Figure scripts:
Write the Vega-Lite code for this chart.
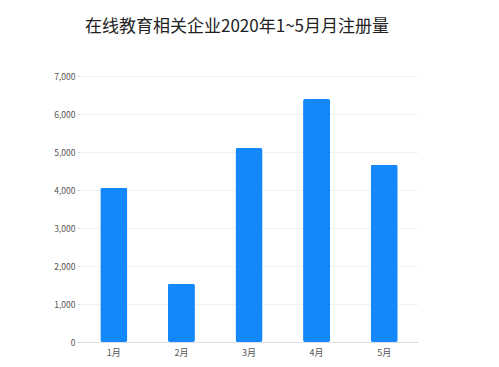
{
  "$schema": "https://vega.github.io/schema/vega-lite/v6.json",
  "autosize": "none",
  "width": 338,
  "height": 266,
  "padding": {"left": 80, "top": 76, "right": 81, "bottom": 25},
  "background": "white",
  "title": {
    "text": "在线教育相关企业2020年1~5月月注册量",
    "font": "Noto Sans CJK SC",
    "fontSize": 17,
    "fontWeight": "normal",
    "color": "#222222",
    "anchor": "middle",
    "dx": -12,
    "offset": 36
  },
  "data": {
    "values": [
      {"month": "1月", "count": 4060},
      {"month": "2月", "count": 1530},
      {"month": "3月", "count": 5105},
      {"month": "4月", "count": 6395},
      {"month": "5月", "count": 4665}
    ]
  },
  "mark": {"type": "bar", "color": "#1487fb", "cornerRadius": 2},
  "encoding": {
    "x": {
      "field": "month",
      "type": "nominal",
      "sort": null,
      "scale": {"paddingInner": 0.6, "paddingOuter": 0.3},
      "axis": {
        "title": null,
        "labelAngle": 0,
        "labelFont": "Noto Sans CJK SC",
        "labelFontSize": 9,
        "labelColor": "#555555",
        "ticks": false,
        "labelPadding": 6,
        "domainColor": "#dddddd"
      }
    },
    "y": {
      "field": "count",
      "type": "quantitative",
      "scale": {"domain": [0, 7000]},
      "axis": {
        "title": null,
        "values": [0, 1000, 2000, 3000, 4000, 5000, 6000, 7000],
        "format": ",d",
        "labelFont": "Noto Sans CJK SC",
        "labelFontSize": 8.5,
        "labelColor": "#555555",
        "tickColor": "#dddddd",
        "tickSize": 3,
        "labelPadding": 2,
        "domain": false,
        "gridColor": "#f2f2f2"
      }
    }
  },
  "config": {"view": {"stroke": null}}
}
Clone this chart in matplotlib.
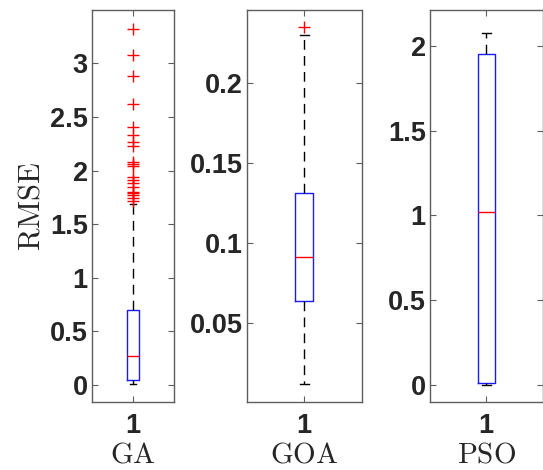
import matplotlib
matplotlib.use("Agg")
import matplotlib.pyplot as plt

plt.rcParams['mathtext.fontset'] = 'cm'

# ---- data ----
names = ["GA", "GOA", "PSO"]
q1 = [0.047, 0.0634, 0.010]
medians = [0.268, 0.0909, 1.020]
q3 = [0.700, 0.1315, 1.955]
whislo = [0.012, 0.0116, 0.003]
whishi = [1.690, 0.2303, 2.078]
fliers_ga = [3.32, 3.08, 2.88, 2.62, 2.41, 2.33, 2.27, 2.23, 2.08, 2.06, 2.04,
             1.94, 1.91, 1.88, 1.85, 1.80, 1.79, 1.77, 1.74, 1.72]
fliers_goa = [0.2351]
fliers_pso = []
fliers = [fliers_ga, fliers_goa, fliers_pso]
ylims = [(-0.159, 3.498), (0.0003, 0.246), (-0.10, 2.212)]
yticks = [[0, 0.5, 1, 1.5, 2, 2.5, 3],
          [0.05, 0.1, 0.15, 0.2],
          [0, 0.5, 1, 1.5, 2]]
yticklabels = [["0", "0.5", "1", "1.5", "2", "2.5", "3"],
               ["0.05", "0.1", "0.15", "0.2"],
               ["0", "0.5", "1", "1.5", "2"]]

W, H = 543, 470
fig = plt.figure(figsize=(W / 100, H / 100), dpi=100)

# axes boxes in pixels: (left, right)
px = [(92, 174), (247, 361.5), (430, 542.5)]
top_px, bot_px = 10, 402

spine_c = '#5e5e5e'
text_c = '#262626'

for i in range(3):
    l, r = px[i]
    ax = fig.add_axes([l / W, (H - bot_px) / H, (r - l) / W, (bot_px - top_px) / H])
    stats = [dict(med=medians[i], q1=q1[i], q3=q3[i],
                  whislo=whislo[i], whishi=whishi[i], fliers=fliers[i])]
    ax.bxp(stats, positions=[1], widths=0.155, capwidths=0.08,
           showfliers=True,
           boxprops=dict(color='#1a1aff', linewidth=1.0),
           medianprops=dict(color='#ff0000', linewidth=1.0),
           whiskerprops=dict(color='black', linewidth=1.0, linestyle=(0, (7, 4.5))),
           capprops=dict(color='black', linewidth=1.0),
           flierprops=dict(marker='+', markeredgecolor='#ff0000', markersize=8.5,
                           markeredgewidth=1.0, linestyle='none'))
    ax.set_xlim(0.5, 1.5)
    ax.set_ylim(*ylims[i])
    ax.set_xticks([1])
    ax.set_xticklabels(["1"])
    ax.set_yticks(yticks[i])
    ax.set_yticklabels(yticklabels[i])
    for lab in ax.get_xticklabels() + ax.get_yticklabels():
        lab.set_fontfamily('Liberation Sans')
        lab.set_fontweight('bold')
        lab.set_fontsize(19.5)
        lab.set_color(text_c)
    ax.tick_params(direction='in', length=4, width=0.8, color=spine_c,
                   top=True, right=True)
    ax.tick_params(axis='y', pad=3)
    ax.tick_params(axis='x', pad=8)
    for s in ax.spines.values():
        s.set_color(spine_c)
        s.set_linewidth(1.0)
    ax.set_xlabel(r'$\mathrm{' + names[i] + '}$', fontsize=21, color=text_c, labelpad=1)
    if i == 0:
        ax.set_ylabel(r'$\mathrm{RMSE}$', fontsize=22, color=text_c, labelpad=3)

fig.savefig("out.png", dpi=100)
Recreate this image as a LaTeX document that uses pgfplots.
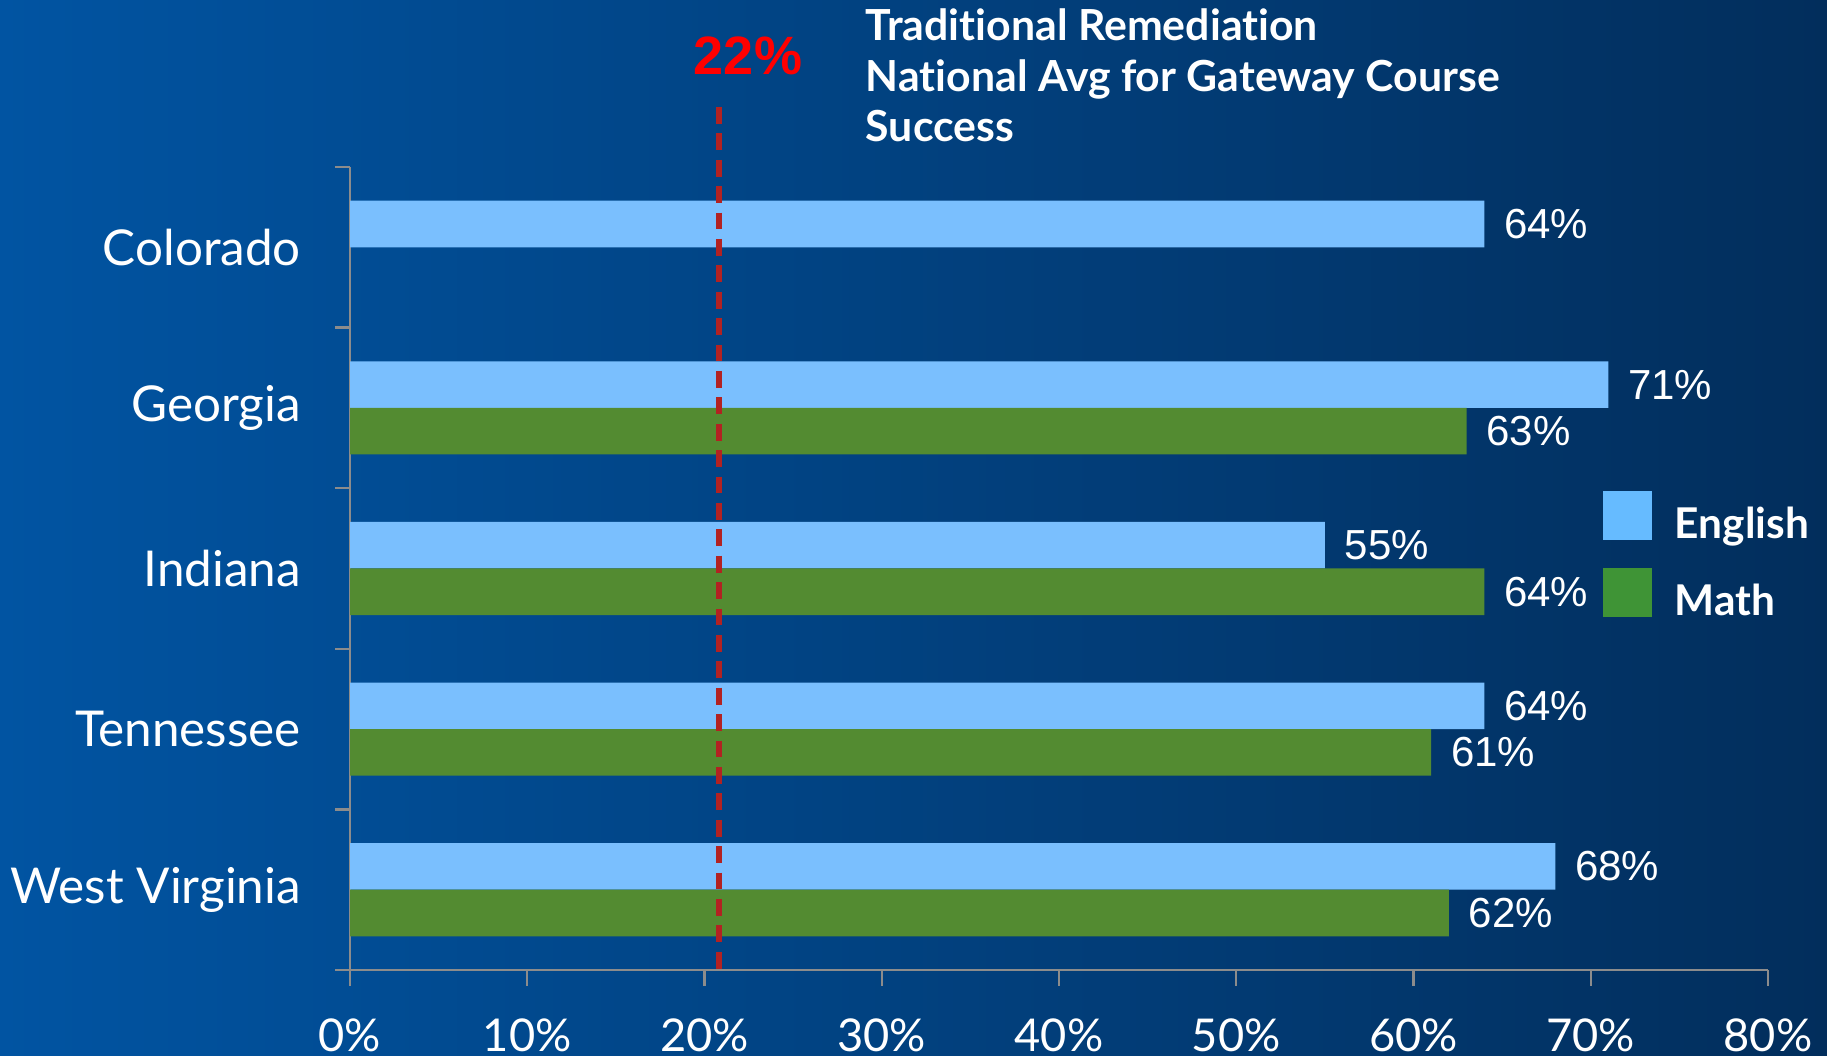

▶ WORK TO DO: Take the lines above starting at the one containing "Clone this chart in matplotlib." and ending at the one containing "top_px, bot_px = 10, 402", and print them again exactly, without pictures.

▶ SOLUTION TO THE PROBLEM:
Clone this chart in matplotlib.
import matplotlib
matplotlib.use("Agg")
import matplotlib.pyplot as plt

plt.rcParams['mathtext.fontset'] = 'cm'

# ---- data ----
names = ["GA", "GOA", "PSO"]
q1 = [0.047, 0.0634, 0.010]
medians = [0.268, 0.0909, 1.020]
q3 = [0.700, 0.1315, 1.955]
whislo = [0.012, 0.0116, 0.003]
whishi = [1.690, 0.2303, 2.078]
fliers_ga = [3.32, 3.08, 2.88, 2.62, 2.41, 2.33, 2.27, 2.23, 2.08, 2.06, 2.04,
             1.94, 1.91, 1.88, 1.85, 1.80, 1.79, 1.77, 1.74, 1.72]
fliers_goa = [0.2351]
fliers_pso = []
fliers = [fliers_ga, fliers_goa, fliers_pso]
ylims = [(-0.159, 3.498), (0.0003, 0.246), (-0.10, 2.212)]
yticks = [[0, 0.5, 1, 1.5, 2, 2.5, 3],
          [0.05, 0.1, 0.15, 0.2],
          [0, 0.5, 1, 1.5, 2]]
yticklabels = [["0", "0.5", "1", "1.5", "2", "2.5", "3"],
               ["0.05", "0.1", "0.15", "0.2"],
               ["0", "0.5", "1", "1.5", "2"]]

W, H = 543, 470
fig = plt.figure(figsize=(W / 100, H / 100), dpi=100)

# axes boxes in pixels: (left, right)
px = [(92, 174), (247, 361.5), (430, 542.5)]
top_px, bot_px = 10, 402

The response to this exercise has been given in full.